What you need to do: Retype, please, the listing from its opening line through the line that contains "length=6, color=AXIS_COLOR, pad=8)", both included, without the pictures.

--- Begin Material ---

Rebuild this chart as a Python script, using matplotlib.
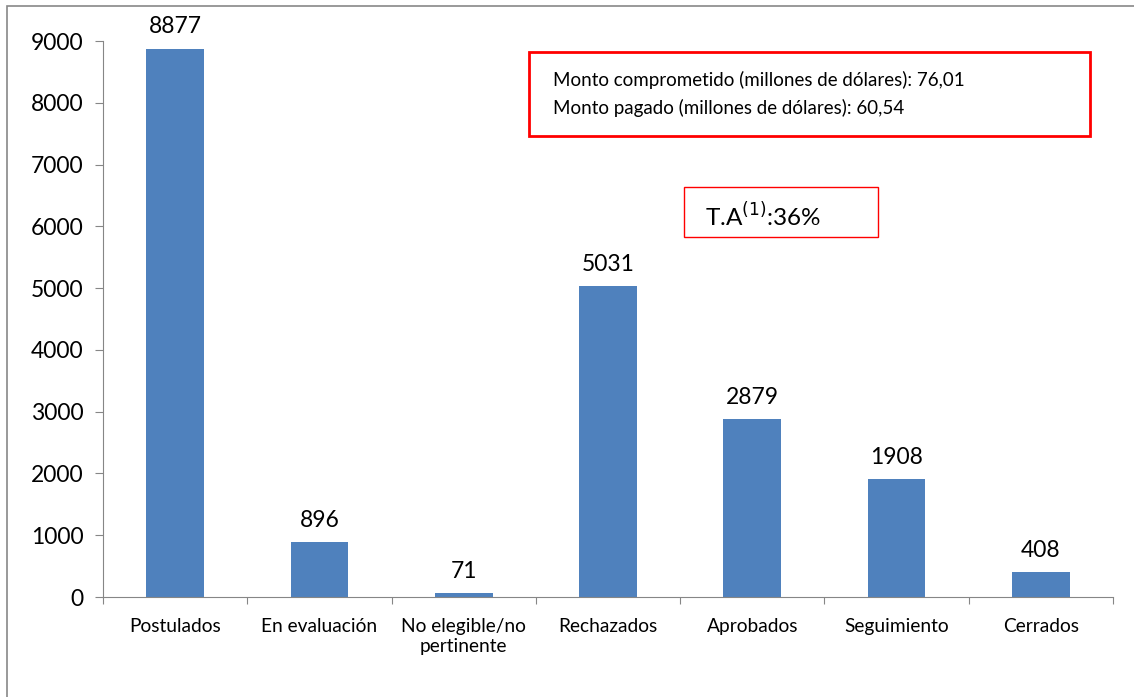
import matplotlib
matplotlib.use("Agg")
import matplotlib.pyplot as plt
from matplotlib.patches import Rectangle

plt.rcParams["font.family"] = ["Lato", "DejaVu Sans"]

categories = ["Postulados", "En evaluación", "No elegible/no\npertinente", "Rechazados",
              "Aprobados", "Seguimiento", "Cerrados"]
values = [8877, 896, 71, 5031, 2879, 1908, 408]
yticks = [0, 1000, 2000, 3000, 4000, 5000, 6000, 7000, 8000, 9000]

BAR_COLOR = "#4f81bd"
AXIS_COLOR = "#868686"

fig = plt.figure(figsize=(11.34, 6.97), dpi=100)
ax = fig.add_axes([103 / 1134, 1 - 597 / 697, 1010 / 1134, 556 / 697])

x = range(len(categories))
ax.bar(x, values, width=0.4, color=BAR_COLOR)
for xi, v in zip(x, values):
    ax.annotate(str(v), (xi, v), xytext=(0, 8), textcoords="offset points",
                ha="center", va="bottom", fontsize=16.5)

ax.set_xlim(-0.5, len(categories) - 0.5)
ax.set_ylim(0, 9000)
ax.set_yticks(yticks)
ax.tick_params(axis="y", labelsize=16.5, length=6, color=AXIS_COLOR, pad=8)

# category labels sit between the boundary ticks, like Excel
ax.set_xticks([i - 0.5 for i in range(len(categories) + 1)])
ax.set_xticklabels([])
ax.set_xticks(list(x), minor=True)
ax.set_xticklabels(categories, minor=True, fontsize=13.8, linespacing=1.25)
ax.tick_params(axis="x", which="major", length=5, color=AXIS_COLOR)
ax.tick_params(axis="x", which="minor", length=0, pad=15)

for side in ["top", "right"]:
    ax.spines[side].set_visible(False)
for side in ["left", "bottom"]:
    ax.spines[side].set_color(AXIS_COLOR)

# outer chart border
fig.add_artist(Rectangle((7 / 1134, -0.01), 1.2, 1 - 6 / 697 + 0.01, transform=fig.transFigure,
                         fill=False, edgecolor="#888888", linewidth=1.2))

# annotation boxes
fig.add_artist(Rectangle((529 / 1134, 1 - 136 / 697), 561 / 1134, 84 / 697,
                         transform=fig.transFigure, fill=False, edgecolor="red", linewidth=2))
fig.text(553 / 1134, 1 - 80 / 697, "Monto comprometido (millones de dólares): 76,01",
         fontsize=13.5, va="center")
fig.text(553 / 1134, 1 - 108 / 697, "Monto pagado (millones de dólares): 60,54",
         fontsize=13.5, va="center")

fig.add_artist(Rectangle((684 / 1134, 1 - 237 / 697), 194 / 1134, 50 / 697,
                         transform=fig.transFigure, fill=False, edgecolor="red", linewidth=1))
fig.text(705 / 1134, 1 - 216 / 697, r"T.A$^{\mathrm{(1)}}$:36%", fontsize=17.5, va="center")

fig.savefig("out.png", dpi=100)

--- End Material ---

Task result:
Rebuild this chart as a Python script, using matplotlib.
import matplotlib
matplotlib.use("Agg")
import matplotlib.pyplot as plt
from matplotlib.patches import Rectangle

plt.rcParams["font.family"] = ["Lato", "DejaVu Sans"]

categories = ["Postulados", "En evaluación", "No elegible/no\npertinente", "Rechazados",
              "Aprobados", "Seguimiento", "Cerrados"]
values = [8877, 896, 71, 5031, 2879, 1908, 408]
yticks = [0, 1000, 2000, 3000, 4000, 5000, 6000, 7000, 8000, 9000]

BAR_COLOR = "#4f81bd"
AXIS_COLOR = "#868686"

fig = plt.figure(figsize=(11.34, 6.97), dpi=100)
ax = fig.add_axes([103 / 1134, 1 - 597 / 697, 1010 / 1134, 556 / 697])

x = range(len(categories))
ax.bar(x, values, width=0.4, color=BAR_COLOR)
for xi, v in zip(x, values):
    ax.annotate(str(v), (xi, v), xytext=(0, 8), textcoords="offset points",
                ha="center", va="bottom", fontsize=16.5)

ax.set_xlim(-0.5, len(categories) - 0.5)
ax.set_ylim(0, 9000)
ax.set_yticks(yticks)
ax.tick_params(axis="y", labelsize=16.5, length=6, color=AXIS_COLOR, pad=8)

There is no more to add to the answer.